Мы много времени проводили в нашем дворе: стирали, гладили, чистили картошку для кухни. Я помню, как Люся Ставская помогала мне стирать. Она была по-бабьи заботлива. Во дворе даже делали стенгазету. Двор окружали сараи и стойла для лошадей. В интернате была лошадь с телегой и возчик. Часто лошадью правили старшие мальчики. В лес за ягодами и грибами не ходили и, как ни странно, даже не купались. Одно время увлекались вышиванием аппликаций на наволочках для маленьких подушек. Я вышила белого поваренка на темно-синем сатине. Мне его нарисовала Гедда. Шор. Еще мы занимались немецким языком с Маргаритой Вильгельмовной Куреллой. Дураки – ленились. Помню, учили стихотворение Гёте: «Wer reitet so spat durch Nacht und Wind? / Es ist der Vater mit seinem Kind» [12] .

Летом мы стали ходить в госпиталь. Он находился за парком, наискосок от школы.
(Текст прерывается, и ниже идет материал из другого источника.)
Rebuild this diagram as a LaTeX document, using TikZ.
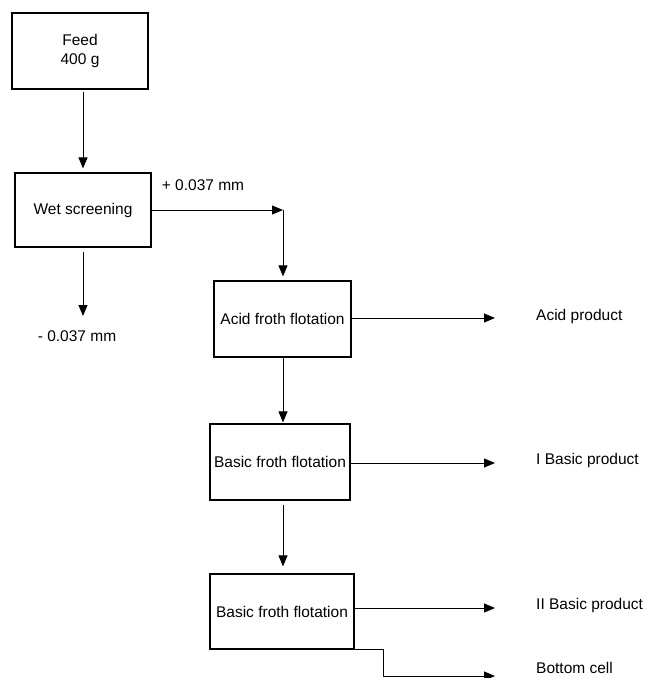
\documentclass[tikz,border=0pt]{standalone}
\usepackage{fontspec}
\setmainfont{Liberation Sans}
\usetikzlibrary{arrows.meta}
\begin{document}
\begin{tikzpicture}[x=1pt,y=-1pt,
  box/.style={draw,line width=1.1pt,minimum width=#1,inner sep=0pt,font=\fontsize{15.5}{18.5}\selectfont,align=center},
  lbl/.style={inner sep=0pt,font=\fontsize{15.5}{18.5}\selectfont},
  flow/.style={line width=0.9pt,-{Triangle[length=11pt,width=9pt]}},
  plain/.style={line width=0.9pt}]
\useasboundingbox (0,0) rectangle (648,678);
\node[box=136pt,minimum height=76pt] (feed) at (80,51) {Feed\\400 g};
\node[box=136pt,minimum height=74pt] (wet) at (83,210) {Wet screening};
\node[box=137pt,minimum height=76pt] (acid) at (282.5,319) {Acid froth flotation};
\node[box=140pt,minimum height=76pt] (basicA) at (280,462) {Basic froth flotation};
\node[box=144pt,minimum height=75pt] (basicB) at (282,611.5) {Basic froth flotation};
\coordinate (plus) at (283,210);
\coordinate (minus) at (83,316);
\coordinate (acidend) at (495,318);
\coordinate (basAend) at (495,463);
\coordinate (basBend) at (495,608);
\coordinate (b0) at (283,649);
\coordinate (b1) at (383,649);
\coordinate (b2) at (383,676);
\coordinate (botend) at (495,676);
\node[lbl] (plbl) at (203,185) {+ 0.037 mm};
\node[lbl] (mlbl) at (77,336) {- 0.037 mm};
\node[lbl,anchor=west] (acidp) at (536,316) {Acid product};
\node[lbl,anchor=west] (basp1) at (536,460) {I Basic product};
\node[lbl,anchor=west] (basp2) at (536,605) {II Basic product};
\node[lbl,anchor=west] (bottom) at (536,668) {Bottom cell};
\draw[flow,shorten <=2pt,shorten >=4pt] (feed.south -| wet.north) -- (wet.north);
\draw[flow] (wet.east) -- (plus);
\draw[flow,shorten >=4pt] (plus) -- (plus |- acid.north);
\draw[flow,shorten <=4pt] (wet.south) -- (minus);
\draw[flow] (acid.east |- acidend) -- (acidend);
\draw[flow,shorten >=1pt] (acid.south -| plus) -- (plus |- basicA.north);
\draw[flow] (basicA.east |- basAend) -- (basAend);
\draw[flow,shorten <=4pt,shorten >=7pt] (basicA.south -| plus) -- (plus |- basicB.north);
\draw[flow] (basicB.east |- basBend) -- (basBend);
\draw[flow] (b0) -- (b1) -- (b2) -- (botend);
\end{tikzpicture}
\end{document}
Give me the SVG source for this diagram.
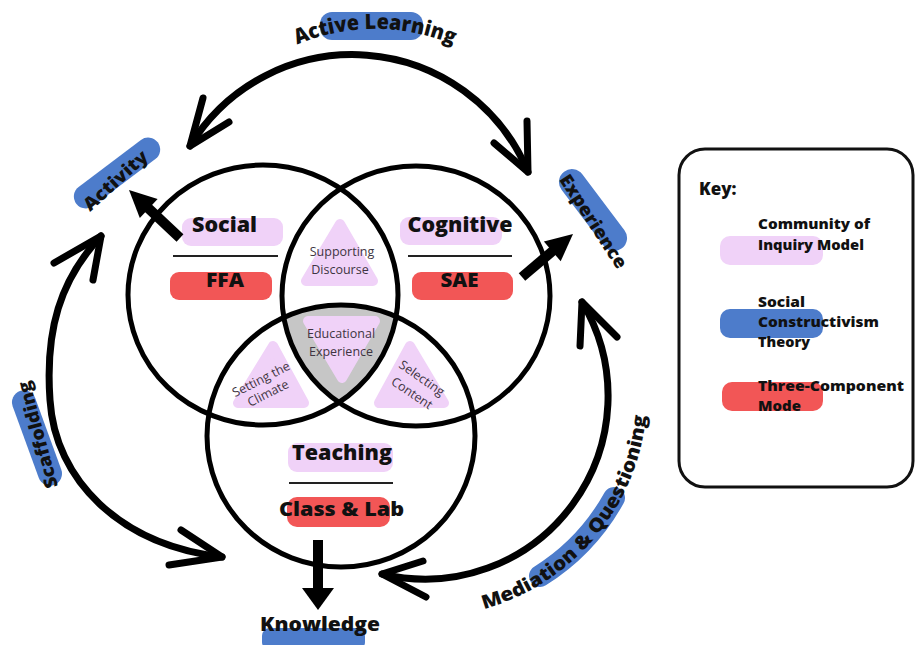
<svg xmlns="http://www.w3.org/2000/svg" width="916" height="645" viewBox="0 0 916 645">
<defs>
<style>
.b{font-family:"Open Sans","Liberation Sans",sans-serif;font-weight:800;fill:#111}
.r{font-family:"Open Sans","Liberation Sans",sans-serif;font-weight:400;fill:#3e3542;font-size:12.5px}
.pink{fill:#f0d2f8}
.blue{fill:#4d7ccb}
.red{fill:#f25656}
.tri{fill:#f0d2f8;stroke:#f0d2f8;stroke-width:10;stroke-linejoin:round}
.circ{fill:none;stroke:#000;stroke-width:5}
.arc{fill:none;stroke:#000;stroke-width:7;stroke-linecap:round;stroke-linejoin:round}
.shaft{stroke:#000;stroke-width:10}
.rule{stroke:#222;stroke-width:2}
</style>
<clipPath id="cS"><ellipse cx="263" cy="295" rx="135" ry="130"/></clipPath>
<clipPath id="cC"><ellipse cx="416" cy="296" rx="134" ry="130"/></clipPath>
<path id="alPath" d="M274,56 A202,202 0 0 1 476,56"/>
<path id="mqPath" d="M463.5,613.6 A222,222 0 0 0 643.6,356.4"/>
</defs>
<rect width="916" height="645" fill="#fff"/>

<g id="venn">
<g clip-path="url(#cS)"><g clip-path="url(#cC)"><ellipse cx="341" cy="436" rx="134" ry="131" fill="#c6c6c6"/></g></g>
<polygon class="tri" points="340,224 306,281 373,281"/>
<polygon class="tri" points="308,321 375,321 342,378"/>
<polygon class="tri" points="273,346 238,403 304,403"/>
<polygon class="tri" points="410,346 379,403 444,403"/>
<ellipse class="circ" cx="263" cy="295" rx="135" ry="130"/>
<ellipse class="circ" cx="416" cy="296" rx="134" ry="130"/>
<ellipse class="circ" cx="341" cy="436" rx="134" ry="131"/>
</g>

<g id="social">
<rect class="pink" x="182" y="218" width="101" height="28" rx="9"/>
<text class="b" x="224.5" y="232" font-size="21" text-anchor="middle" textLength="65" lengthAdjust="spacingAndGlyphs">Social</text>
<line class="rule" x1="173" y1="256" x2="278" y2="256"/>
<rect class="red" x="170" y="272" width="102" height="28" rx="9"/>
<text class="b" x="225" y="287" font-size="19" text-anchor="middle" textLength="38" lengthAdjust="spacingAndGlyphs">FFA</text>
</g>

<g id="cognitive">
<rect class="pink" x="400" y="217" width="102" height="28" rx="9"/>
<text class="b" x="460" y="232" font-size="21" text-anchor="middle" textLength="105" lengthAdjust="spacingAndGlyphs">Cognitive</text>
<line class="rule" x1="408" y1="256" x2="512" y2="256"/>
<rect class="red" x="412" y="272" width="101" height="28" rx="9"/>
<text class="b" x="459.5" y="287" font-size="19" text-anchor="middle" textLength="38" lengthAdjust="spacingAndGlyphs">SAE</text>
</g>

<g id="teaching">
<rect class="pink" x="288" y="443" width="105" height="29" rx="9"/>
<text class="b" x="342" y="460" font-size="21" text-anchor="middle" textLength="100" lengthAdjust="spacingAndGlyphs">Teaching</text>
<line class="rule" x1="289" y1="483" x2="393" y2="483"/>
<rect class="red" x="287" y="497" width="103" height="30" rx="10"/>
<text class="b" x="341.5" y="516" font-size="20" text-anchor="middle" textLength="125" lengthAdjust="spacingAndGlyphs">Class &amp; Lab</text>
</g>

<g id="supporting-discourse">
<text class="r" x="342" y="256" text-anchor="middle">Supporting</text>
<text class="r" x="340" y="274" text-anchor="middle">Discourse</text>
</g>
<g id="educational-experience">
<text class="r" x="341" y="338" text-anchor="middle">Educational</text>
<text class="r" x="341" y="356" text-anchor="middle">Experience</text>
</g>
<g id="setting-the-climate">
<text class="r" transform="translate(261,379) rotate(-27)" text-anchor="middle" dominant-baseline="central">Setting the</text>
<text class="r" transform="translate(268,393) rotate(-27)" text-anchor="middle" dominant-baseline="central">Climate</text>
</g>
<g id="selecting-content">
<text class="r" transform="translate(422,378) rotate(35)" text-anchor="middle" dominant-baseline="central">Selecting</text>
<text class="r" transform="translate(412,393) rotate(34)" text-anchor="middle" dominant-baseline="central">Content</text>
</g>

<g id="activity">
<rect class="blue" x="-51" y="-12" width="102" height="24" rx="12" transform="translate(117,173) rotate(-37)"/>
<text class="b" font-size="18" transform="translate(115,180) rotate(-42)" text-anchor="middle" dominant-baseline="central" textLength="80" lengthAdjust="spacingAndGlyphs">Activity</text>
</g>
<g id="experience">
<rect class="blue" x="-48" y="-13" width="96" height="26" rx="13" transform="translate(593,210) rotate(53)"/>
<text class="b" font-size="18" transform="translate(594,221) rotate(57)" text-anchor="middle" dominant-baseline="central" textLength="108" lengthAdjust="spacingAndGlyphs">Experience</text>
</g>
<g id="knowledge">
<rect class="blue" x="262" y="628" width="103" height="22" rx="8"/>
<text class="b" x="320" y="631" font-size="20" text-anchor="middle" textLength="120" lengthAdjust="spacingAndGlyphs">Knowledge</text>
</g>
<g id="active-learning">
<rect class="blue" x="320" y="12" width="103" height="28" rx="12"/>
<text class="b" font-size="21"><textPath href="#alPath" startOffset="50%" text-anchor="middle" textLength="160" lengthAdjust="spacingAndGlyphs">Active Learning</textPath></text>
</g>
<g id="scaffolding">
<rect class="blue" x="-50" y="-12" width="100" height="24" rx="12" transform="translate(37,438) rotate(-110)"/>
<text class="b" font-size="18" transform="translate(37,435) rotate(-105)" text-anchor="middle" dominant-baseline="central" textLength="110" lengthAdjust="spacingAndGlyphs">Scaffolding</text>
</g>
<g id="mediation-questioning">
<path d="M540,576 A215,215 0 0 0 614,498" fill="none" stroke="#4d7ccb" stroke-width="22" stroke-linecap="round"/>
<text class="b" font-size="19"><textPath href="#mqPath" startOffset="155" text-anchor="middle" textLength="268" lengthAdjust="spacingAndGlyphs">Mediation &amp; Questioning</textPath></text>
</g>

<g id="connectors">
<path class="arc" d="M190,146 A190,190 0 0 1 528,172"/>
<polyline class="arc" points="203,98 190,146 229,122"/>
<polyline class="arc" points="527,121 528,172 494,143"/>
<path class="arc" d="M101,236 C60,280 45,330 50,400 C55,480 120,545 222,557"/>
<polyline class="arc" points="54,263 101,236 93,280"/>
<polyline class="arc" points="181,530 222,557 169,565"/>
<path class="arc" d="M582,302 A183,183 0 0 1 382,574"/>
<polyline class="arc" points="580,346 582,302 617,337"/>
<polyline class="arc" points="423,561 382,574 426,597"/>
<line class="shaft" x1="180" y1="238" x2="147" y2="207"/>
<polygon points="129,190 157.6,199 139.8,218"/>
<line class="shaft" x1="522" y1="277" x2="555" y2="249"/>
<polygon points="573,234 560.7,261.3 543.9,241.5"/>
<line class="shaft" x1="318" y1="540" x2="318" y2="592"/>
<polygon points="318,610 302,588 334,588"/>
</g>

<g id="key">
<rect x="679" y="149" width="234" height="338" rx="26" fill="none" stroke="#111" stroke-width="3"/>
<text class="b" x="699" y="195" font-size="17">Key:</text>
<rect class="pink" x="720" y="236" width="103" height="29" rx="10"/>
<text class="b" x="758" y="229" font-size="14" textLength="112" lengthAdjust="spacingAndGlyphs">Community of</text>
<text class="b" x="758" y="250" font-size="14" textLength="106" lengthAdjust="spacingAndGlyphs">Inquiry Model</text>
<rect class="blue" x="720" y="309" width="103" height="29" rx="10"/>
<text class="b" x="758" y="307" font-size="14" textLength="47" lengthAdjust="spacingAndGlyphs">Social</text>
<text class="b" x="758" y="327" font-size="14" textLength="121" lengthAdjust="spacingAndGlyphs">Constructivism</text>
<text class="b" x="758" y="347" font-size="14" textLength="52" lengthAdjust="spacingAndGlyphs">Theory</text>
<rect class="red" x="722" y="382" width="101" height="29" rx="10"/>
<text class="b" x="758" y="391" font-size="14" textLength="146" lengthAdjust="spacingAndGlyphs">Three-Component</text>
<text class="b" x="758" y="411" font-size="14" textLength="43" lengthAdjust="spacingAndGlyphs">Mode</text>
</g>
</svg>
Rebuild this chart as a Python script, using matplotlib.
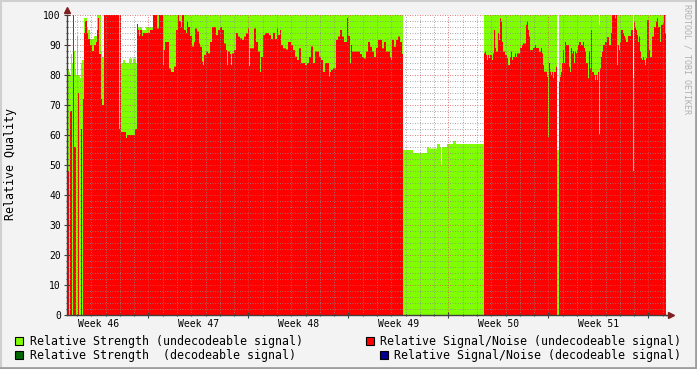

Мы выступали по палатам с чтением стихов, одна девочка играла на баяне, другие танцевали. Я читала стихотворение Михаила Светлова «Двое». Оно было про Гражданскую войну, но мне нравилось и подходило к военной обстановке. Еще стихотворение Лебедева-Кумача «Юный патриот» – о мальчишке, тушившем зажигалки. Оно начиналось так: «Руки смуглые в царапинах, / Непокорный взбит вихор, / На плечах тужурка папина, / Строг и важен разговор…» Самое важное было помогать писать раненым письма. Мы это охотно делали. Старшие ребята отправлялись группками работать в колхоз на короткие сроки. Колхоз находился километрах в семи от Чистополя. Ездили на подводе или ходили пешком.